V P Hansrani was an Indian Freedom Fighter who was based in Britain. He held leading positions in both the Indian Workers Association and the India League. He was a prolific author who worked with Krishna Menon and Sardar Ajit Singh.

== Early life ==
Hansrani was born in the late 1910s in a Rurka Kalan, a village in the 'Jullunder' (Jalandhar) district of Panjab. During his birth a 'Sheshnag' (snake) appeared, a sign of good fortune. This good fortune served him well as despite being ill as a young child, he survived and lived a life of adventure. He studied in D.A.V. College, Lahore but due to the Great Depression of the 1930s yearned to travel abroad to make a living for himself. The opportunity soon presented itself in 1939 as his best-friend, Ujagar Singh Rurka who had just returned to India from Singapore, was planning to travel to England. Upon getting a made-to-measure suit and a few shirts, he packed his belongings and bedding into an iron trunk and started his journey to England. He left his village on 5 May and arrived on the 25th, paying 212 Rupees for the Anchor Line ship voyage.

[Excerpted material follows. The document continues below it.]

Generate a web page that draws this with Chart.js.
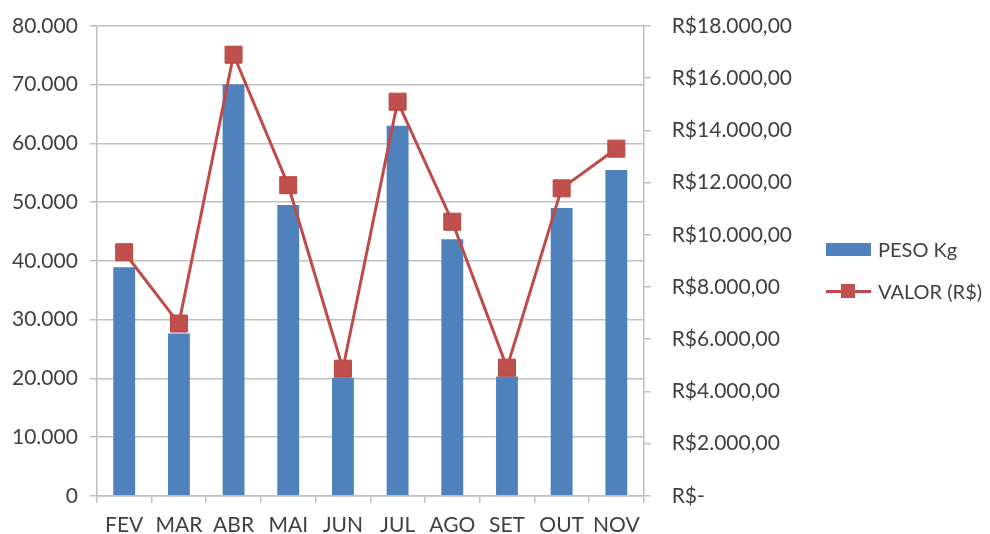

== The India League and The Indian Workers' Association (IWA) ==
Hansrani stayed in an Indian workers commune - No. 13 Sandy's Row, E.1. London. Here he met other likeminded revolutionaries. It was the men who lived, ate, and slept in this commune who then eventually founded the Indian Workers' Association (Hindustani Mazdoor Sabha). The jobs of these men varied but Hansrani was a peddlar and started life in England with only 50 shillings, £2.50. They would send remittances back to their families in India, and in return receive news about the dire situation in the country. This would often stimulate discussions amongst those in the commune, and the highly political situation in Europe in 1939 would turn these men into revolutionaries. One IWA revolutionary in particular stands out and that is Udham Singh, the man who avenged the 1919 Jallianwala Bagh Massacre.

While the Phoney War was in full swing, Hansrani moved to Coventry where he and others set-up the IWA. In 1942, at the age of 23, he was elected their president. Hansrani organised marches as a part of the Quit India Movement in the English Midlands and was the Editor of the IWA's premier news bulletin, Azad Hind. The bulletin was written in Urdu, and used to educate Indian migrants about events back home, for example, the Bengal famine. Hansrani was influenced by the young revolutionaries of the Hindustan Socialist Republican Association, especially Bhagat Singh. For many years, he was one of the IWA's commanders and organised Indian workers in support of the independence movement. This attracted the attention of Special Branch and he soon came under police surveillance for his satyagraha (non-violent protests).

He was in touch with other revolutionaries such as Sardar Ajit Singh (Bhagat Singh's uncle) with whom he exchanged many personal letters and Krishna Menon. From hosting Krishna Menon at IWA events in the mid-1940s, Hansrani developed a long working-relationship with him. In the 1940s, the IWA and the India League worked closely together as the former would organise the working classes. Such organisations worked with native British people who were also anti-imperialist, notable names include Bertrand Russell and Michael Foot.

After India won independence and then was hastily partitioned, Hansrani got involved with other activities of the IWA. Opting to make England his home, he worked on helping new migrants settle into English living. This involved ensuring that they were treated fairly at work and by landlords. He also got heavily involved with the India League and became a President of it, a position that he would cyclically have until 1975. Here he was focused on building bridges between the two communities in the U.K. This would entail putting on events to mark key dates such as Basakhi, Divali, and Gandhi's birthday, and additionally, providing free English classes to new arrivals from India and working on anti-racism campaigns. Hansrani had a love of penmanship and history, and thus documented everything. Unfortunately, he trusted a researcher from Canada with important documents relating to the IWA and the League, who then lost them.

==Personal life==
Hansrani went back to India in 1949 to see his family and also got married. The newly weds soon arrived in England. In addition to his work in the 'Liberation of India', he successfully founded a wholesale knitwear business and was a member of the National Secular Society.